On appeal from the Superior Court of New Jersey, Chancery Division, Family Part, Monmouth County, Docket No. FM-13-1527-05.

Per curiam.


Submitted June 12, 2007

Before Judges Kestin and Lefelt.

During their divorce proceedings, plaintiff Henry Nowak and defendant Maureen Nowak settled disputes involving custody, visitation, alimony, equitable distribution, and child support.

In conjunction with the settlement, defendant waived alimony in exchange for the marital home and plaintiff's payment of the remaining mortgage on the home. Despite this agreement, child support worksheets were prepared, which included alimony as plaintiff's obligation. Subsequently, defendant objected to the $242 child support included in the judgment of divorce claiming that the worksheets should not have referenced any alimony because of her waiver. Judge Reisner concluded that a "scrivener's error" had been made as the worksheets should not have included any alimony. Accordingly, the judge adjusted plaintiff's child support obligation upward to $369, and plaintiff moved for reconsideration. Upon reconsideration, the judge lowered plaintiff's weekly child support obligation to $317,*fn1 but rejected plaintiff's argument that he had misapplied the law of mistake. The judge also assessed $2,323.75 in counsel fees against plaintiff. Plaintiff appeals from these determinations.

On appeal, plaintiff argues that the court erred: (1) by failing to enforce the original settlement to which the parties had agreed, (2) by failing to correctly apply the law of mistake, (3) by failing to order a plenary hearing, and (4) by assessing counsel fees against plaintiff. We reject all of these arguments and affirm.
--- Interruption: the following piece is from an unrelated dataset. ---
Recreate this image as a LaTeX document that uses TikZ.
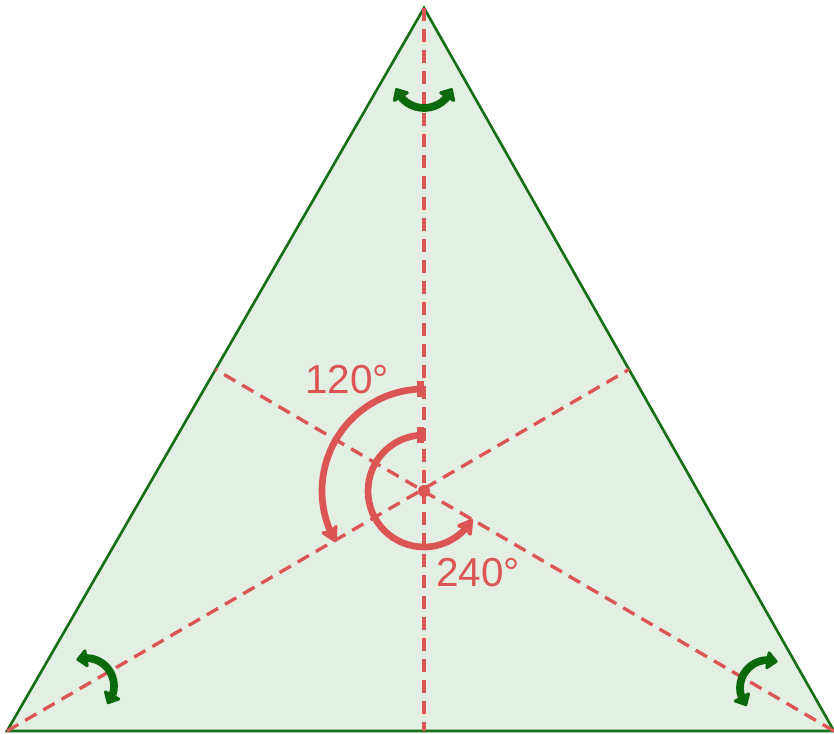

In the settlement, each party waived "any right to alimony from the other." While articulating the additional terms, plaintiff's attorney stated that "[c]hild support will be paid through Probation by way of a wage garnishment. We have done the guidelines and we are going to attach them. It's $242 a week, is the amount that my client will pay to his wife." This statement implies that the parties expected child support to be in accordance with the guidelines.

Judge Reisner, therefore, explained how the error occurred. "The actual calculations [were] completed based upon information supplied by [plaintiff's] attorney." "The amount inserted for 'alimony' was supplied by [plaintiff's] attorney as an estimated amount as to what he thought [plaintiff] would have paid had the equitable distribution been reduced." However, because the parties had agreed to child support in accordance with the guidelines, the imputation of an alimony amount after alimony had been waived "was the equivalent of a scrivener's error in a deed and equitably can be corrected by the court."
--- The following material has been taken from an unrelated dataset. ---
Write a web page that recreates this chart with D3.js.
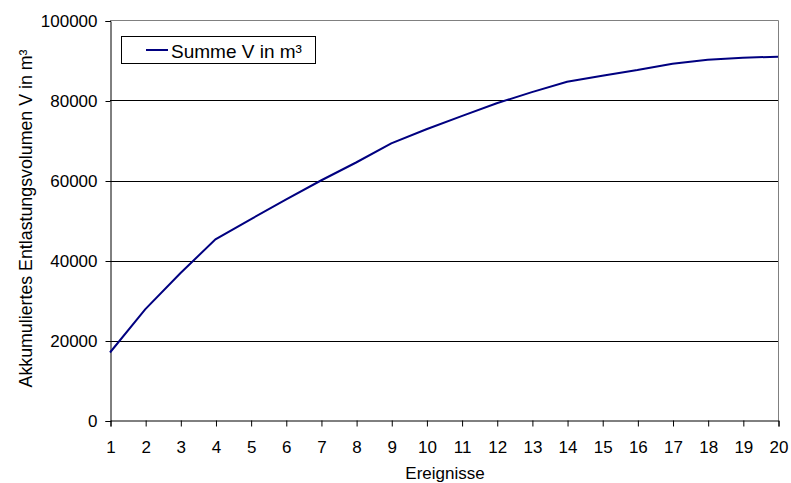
<!DOCTYPE html>
<html><head><meta charset="utf-8">
<script src="https://cdn.jsdelivr.net/npm/d3@7"></script>
<style>body{margin:0;background:#fff;}svg{display:block;font-family:"Liberation Sans",Arial,sans-serif;}</style>
</head><body>
<svg id="c" width="791" height="483"></svg>
<script>
const events = [1,2,3,4,5,6,7,8,9,10,11,12,13,14,15,16,17,18,19,20];
const summeV = [17000,27800,36800,45300,50300,55200,60000,64500,69300,72800,76100,79300,82100,84700,86200,87600,89200,90200,90700,90950];
const yTicks = [0,20000,40000,60000,80000,100000];
const seriesName = "Summe V in m³";
const xTitle = "Ereignisse";
const yTitle = "Akkumuliertes Entlastungsvolumen V in m³";

const svg = d3.select("#c");
const L = 110, R = 778, T = 20.5, B = 420.5;
const x = d3.scaleLinear().domain([1,20]).range([L,R]);
const y = d3.scaleLinear().domain([0,100000]).range([B,T]);
const fs = 17;
const ff = "Liberation Sans, Arial, sans-serif";

// gridlines
svg.append("g").selectAll("line").data(yTicks.filter(d=>d>0 && d<100000)).join("line")
  .attr("x1",L).attr("x2",R).attr("y1",d=>Math.round(y(d))+0.5).attr("y2",d=>Math.round(y(d))+0.5)
  .attr("stroke","#000").attr("stroke-width",1);
// top/right border grey
svg.append("path").attr("d",`M${L},${T}H${R+0.5}V${B}`).attr("fill","none").attr("stroke","#808080").attr("stroke-width",1);

// y axis
const ya = d3.axisLeft(y).tickValues(yTicks).tickSize(5).tickPadding(8).tickFormat(d3.format("d"));
const gy = svg.append("g").attr("transform",`translate(${L+0.5},0.5)`).call(ya);
gy.select(".domain").attr("stroke","#000");
gy.selectAll("text").attr("font-size",fs).attr("fill","#000").attr("font-family",ff);
// x axis
const xa = d3.axisBottom(x).tickValues(events).tickSize(6).tickPadding(10).tickFormat(d3.format("d"));
const gx = svg.append("g").attr("transform",`translate(0.5,${B})`).call(xa);
gx.select(".domain").attr("stroke","#000");
gx.selectAll("text").attr("font-size",fs).attr("fill","#000").attr("font-family",ff).attr("dy",null).attr("y",32);

// line
const line = d3.line().x((d,i)=>x(events[i])).y(d=>y(d));
svg.append("path").datum(summeV).attr("d",line).attr("fill","none").attr("stroke","#000080").attr("stroke-width",2);

// legend
const lg = svg.append("g");
lg.append("rect").attr("x",121.5).attr("y",36.5).attr("width",194).attr("height",27).attr("fill","#fff").attr("stroke","#000");
lg.append("line").attr("x1",146).attr("x2",168).attr("y1",50).attr("y2",50).attr("stroke","#000080").attr("stroke-width",2);
lg.append("text").attr("x",171).attr("y",58).attr("font-size",19).text(seriesName);

// titles
svg.append("text").attr("x",445).attr("y",479).attr("text-anchor","middle").attr("font-size",17).text(xTitle);
svg.append("text").attr("transform",`translate(32,218.5) rotate(-90)`).attr("text-anchor","middle").attr("font-size",17.8).text(yTitle);
</script>
</body></html>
We agree with Judge Reisner that this was not technically a unilateral mistake by defendant but instead was an attempt to implement a settlement that was not in compliance with the actual terms agreed to by the parties. Only actual alimony paid or received can be incorporated into the shared-parenting worksheet. Child Support Guidelines, Pressler, Current New Jersey Court Rules, Appendix IX-B to R. 5:6A (2007). Therefore, no evidentiary hearing was necessary as Judge Reisner correctly concluded that it was error "[t]o include alimony in the child support [worksheets]."
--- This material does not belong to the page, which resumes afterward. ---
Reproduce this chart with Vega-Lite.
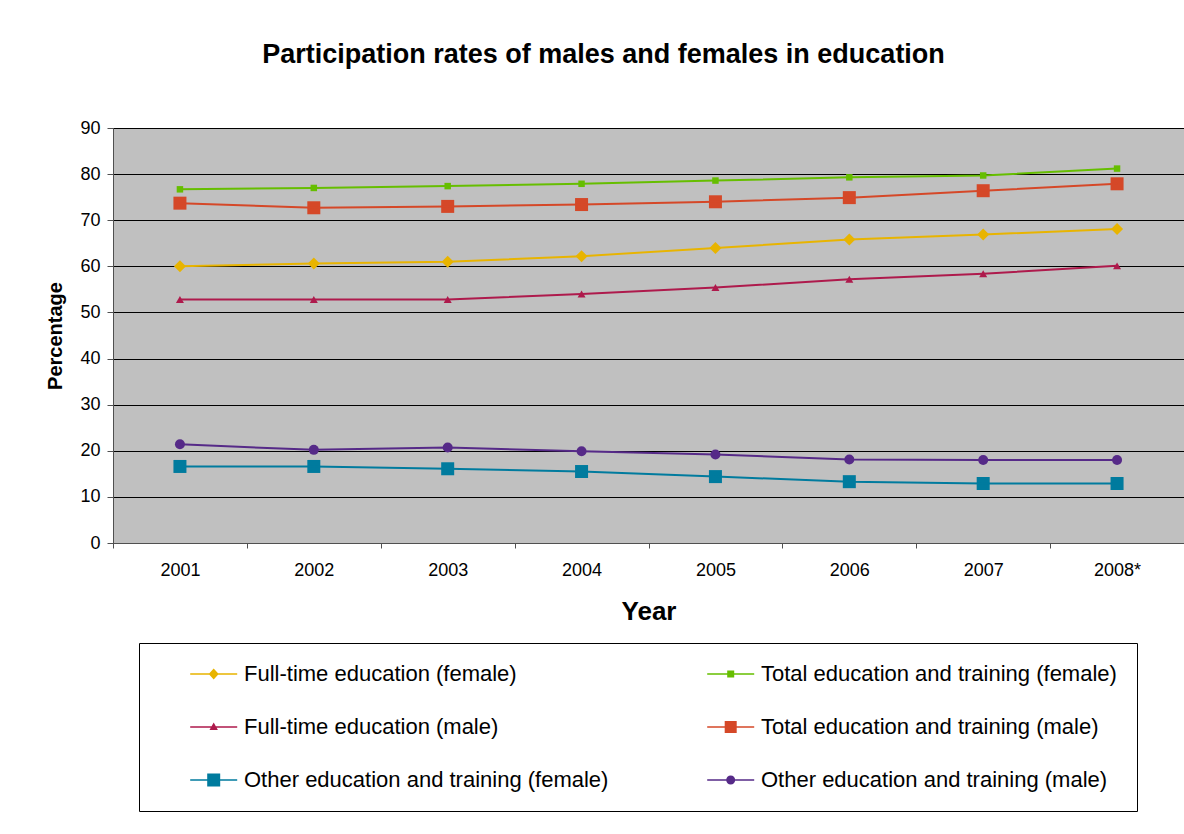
{
  "$schema": "https://vega.github.io/schema/vega-lite/v6.json",
  "width": 1071,
  "height": 415,
  "autosize": {"type": "none"},
  "padding": {"left": 113, "top": 128, "right": 0, "bottom": 291},
  "background": "white",
  "config": {
    "font": "Liberation Sans",
    "view": {"fill": "#C0C0C0", "stroke": "#808080", "strokeWidth": 1},
    "axis": {"labelColor": "black", "titleColor": "black", "domainColor": "#505050", "tickColor": "#505050"}
  },
  "title": {
    "text": "Participation rates of males and females in education",
    "font": "Liberation Sans",
    "fontSize": 27,
    "fontWeight": "bold",
    "color": "black",
    "anchor": "middle",
    "frame": "group",
    "dx": -45,
    "offset": 50
  },
  "data": {
    "values": [
      {"year": "2001", "series": "Full-time education (female)", "value": 60.0},
      {"year": "2002", "series": "Full-time education (female)", "value": 60.6},
      {"year": "2003", "series": "Full-time education (female)", "value": 61.0},
      {"year": "2004", "series": "Full-time education (female)", "value": 62.2},
      {"year": "2005", "series": "Full-time education (female)", "value": 64.0},
      {"year": "2006", "series": "Full-time education (female)", "value": 65.8},
      {"year": "2007", "series": "Full-time education (female)", "value": 66.9},
      {"year": "2008*", "series": "Full-time education (female)", "value": 68.1},
      {"year": "2001", "series": "Total education and training (female)", "value": 76.7},
      {"year": "2002", "series": "Total education and training (female)", "value": 77.0},
      {"year": "2003", "series": "Total education and training (female)", "value": 77.4},
      {"year": "2004", "series": "Total education and training (female)", "value": 77.9},
      {"year": "2005", "series": "Total education and training (female)", "value": 78.6},
      {"year": "2006", "series": "Total education and training (female)", "value": 79.3},
      {"year": "2007", "series": "Total education and training (female)", "value": 79.7},
      {"year": "2008*", "series": "Total education and training (female)", "value": 81.2},
      {"year": "2001", "series": "Full-time education (male)", "value": 52.8},
      {"year": "2002", "series": "Full-time education (male)", "value": 52.8},
      {"year": "2003", "series": "Full-time education (male)", "value": 52.8},
      {"year": "2004", "series": "Full-time education (male)", "value": 54.0},
      {"year": "2005", "series": "Full-time education (male)", "value": 55.4},
      {"year": "2006", "series": "Full-time education (male)", "value": 57.2},
      {"year": "2007", "series": "Full-time education (male)", "value": 58.4},
      {"year": "2008*", "series": "Full-time education (male)", "value": 60.1},
      {"year": "2001", "series": "Total education and training (male)", "value": 73.7},
      {"year": "2002", "series": "Total education and training (male)", "value": 72.7},
      {"year": "2003", "series": "Total education and training (male)", "value": 73.0},
      {"year": "2004", "series": "Total education and training (male)", "value": 73.4},
      {"year": "2005", "series": "Total education and training (male)", "value": 74.0},
      {"year": "2006", "series": "Total education and training (male)", "value": 74.9},
      {"year": "2007", "series": "Total education and training (male)", "value": 76.4},
      {"year": "2008*", "series": "Total education and training (male)", "value": 77.9},
      {"year": "2001", "series": "Other education and training (female)", "value": 16.6},
      {"year": "2002", "series": "Other education and training (female)", "value": 16.6},
      {"year": "2003", "series": "Other education and training (female)", "value": 16.1},
      {"year": "2004", "series": "Other education and training (female)", "value": 15.5},
      {"year": "2005", "series": "Other education and training (female)", "value": 14.4},
      {"year": "2006", "series": "Other education and training (female)", "value": 13.3},
      {"year": "2007", "series": "Other education and training (female)", "value": 12.9},
      {"year": "2008*", "series": "Other education and training (female)", "value": 12.9},
      {"year": "2001", "series": "Other education and training (male)", "value": 21.4},
      {"year": "2002", "series": "Other education and training (male)", "value": 20.2},
      {"year": "2003", "series": "Other education and training (male)", "value": 20.7},
      {"year": "2004", "series": "Other education and training (male)", "value": 19.9},
      {"year": "2005", "series": "Other education and training (male)", "value": 19.2},
      {"year": "2006", "series": "Other education and training (male)", "value": 18.1},
      {"year": "2007", "series": "Other education and training (male)", "value": 18.0},
      {"year": "2008*", "series": "Other education and training (male)", "value": 18.0}
    ]
  },
  "encoding": {
    "x": {
      "field": "year",
      "type": "ordinal",
      "sort": ["2001", "2002", "2003", "2004", "2005", "2006", "2007", "2008*"],
      "bandPosition": 0.5,
      "scale": {"type": "band", "paddingInner": 0, "paddingOuter": 0},
      "axis": {
        "title": "Year",
        "titleFontSize": 26,
        "titleFontWeight": "bold",
        "titlePadding": 19,
        "labelAngle": 0,
        "labelFontSize": 18,
        "labelPadding": 13,
        "tickBand": "extent",
        "tickSize": 5,
        "grid": false
      }
    },
    "y": {
      "field": "value",
      "type": "quantitative",
      "scale": {"domain": [0, 90], "nice": false},
      "axis": {
        "title": "Percentage",
        "titleFontSize": 20,
        "titleFontWeight": "bold",
        "titlePadding": 14,
        "values": [0, 10, 20, 30, 40, 50, 60, 70, 80, 90],
        "labelFontSize": 18,
        "labelPadding": 7,
        "tickSize": 6,
        "grid": true,
        "gridColor": "black",
        "gridWidth": 1,
        "gridOpacity": 1
      }
    }
  },
  "layer": [
    {
      "mark": {"type": "point", "filled": true, "opacity": 1, "strokeWidth": 0},
      "encoding": {
        "shape": {
          "condition": [
            {"test": "datum.series === 'Full-time education (female)'", "value": "diamond"},
            {"test": "datum.series === 'Full-time education (male)'", "value": "triangle-up"},
            {"test": "datum.series === 'Other education and training (male)'", "value": "circle"}
          ],
          "value": "square"
        },
        "size": {
          "condition": [
            {"test": "datum.series === 'Full-time education (female)'", "value": 144},
            {"test": "datum.series === 'Total education and training (female)'", "value": 42},
            {"test": "datum.series === 'Full-time education (male)'", "value": 64},
            {"test": "datum.series === 'Other education and training (male)'", "value": 100}
          ],
          "value": 169
        },
        "color": {
          "field": "series",
          "type": "nominal",
          "scale": {
            "domain": [
              "Full-time education (female)",
              "Full-time education (male)",
              "Other education and training (female)",
              "Total education and training (female)",
              "Total education and training (male)",
              "Other education and training (male)"
            ],
            "range": ["#E8B400", "#AE1A4C", "#007B9E", "#66BE00", "#D54828", "#562A88"]
          },
          "legend": {
            "title": null,
            "orient": "none",
            "legendX": 26,
            "legendY": 515,
            "columns": 2,
            "padding": 20,
            "strokeColor": "black",
            "fillColor": "white",
            "rowPadding": 31,
            "columnPadding": 67,
            "labelFontSize": 22,
            "labelColor": "black",
            "labelLimit": 0,
            "labelOffset": 63,
            "symbolSize": 400,
            "symbolStrokeWidth": 0,
            "symbolOpacity": 1
          }
        }
      }
    },
    {
      "mark": {"type": "line", "strokeWidth": 2},
      "encoding": {
        "color": {
          "field": "series",
          "type": "nominal",
          "scale": {
            "domain": [
              "Full-time education (female)",
              "Full-time education (male)",
              "Other education and training (female)",
              "Total education and training (female)",
              "Total education and training (male)",
              "Other education and training (male)"
            ],
            "range": ["#E8B400", "#AE1A4C", "#007B9E", "#66BE00", "#D54828", "#562A88"]
          }
        }
      }
    },
    {
      "mark": {"type": "point", "filled": true, "opacity": 1, "strokeWidth": 0},
      "encoding": {
        "size": {"value": 0},
        "shape": {
          "field": "series",
          "type": "nominal",
          "scale": {
            "domain": [
              "Full-time education (female)",
              "Full-time education (male)",
              "Other education and training (female)",
              "Total education and training (female)",
              "Total education and training (male)",
              "Other education and training (male)"
            ],
            "range": [
              "M2.02,-0.075H6.72V0.075H2.02Z M3.87,0L4.37,-0.55L4.87,0L4.37,0.55Z",
              "M2.02,-0.075H6.72V0.075H2.02Z M4.37,-0.45L4.79,0.3L3.95,0.3Z",
              "M2.02,-0.075H6.72V0.075H2.02Z M3.72,-0.65H5.02V0.65H3.72Z",
              "M2.02,-0.075H6.72V0.075H2.02Z M4.02,-0.35H4.72V0.35H4.02Z",
              "M2.02,-0.075H6.72V0.075H2.02Z M3.77,-0.6H4.97V0.6H3.77Z",
              "M2.02,-0.075H6.72V0.075H2.02Z M3.92,0A0.45,0.45 0 1,1 4.82,0A0.45,0.45 0 1,1 3.92,0Z"
            ]
          }
        }
      }
    }
  ]
}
We also recognize that Judge Reisner was familiar with this family and had managed the proceeding. Family court judges have expertise in family matters that we do not possess. Cesare v. Cesare, 154 N.J. 394, 399 (1998). Consequently, we defer to the judge's expertise. Ibid. Furthermore, the judge's finding that an error was made rather than a unilateral mistake was well supported by the uncontested evidence pending before the judge. Rova Farms Resort, Inc. v. Investors Ins. Co., 65 N.J. 474, 484 (1974).

Finally, we also reject plaintiff's objection to the counsel fee that was assessed by Judge Reisner against plaintiff. We review any award of counsel fees in a matrimonial matter under an abuse of discretion standard. E.g., Jobe v. Jobe, 197 N.J. Super. 596 (App. Div. 1989). The award in this case, where plaintiff earns almost ten times what defendant earns, was not an abuse of discretion.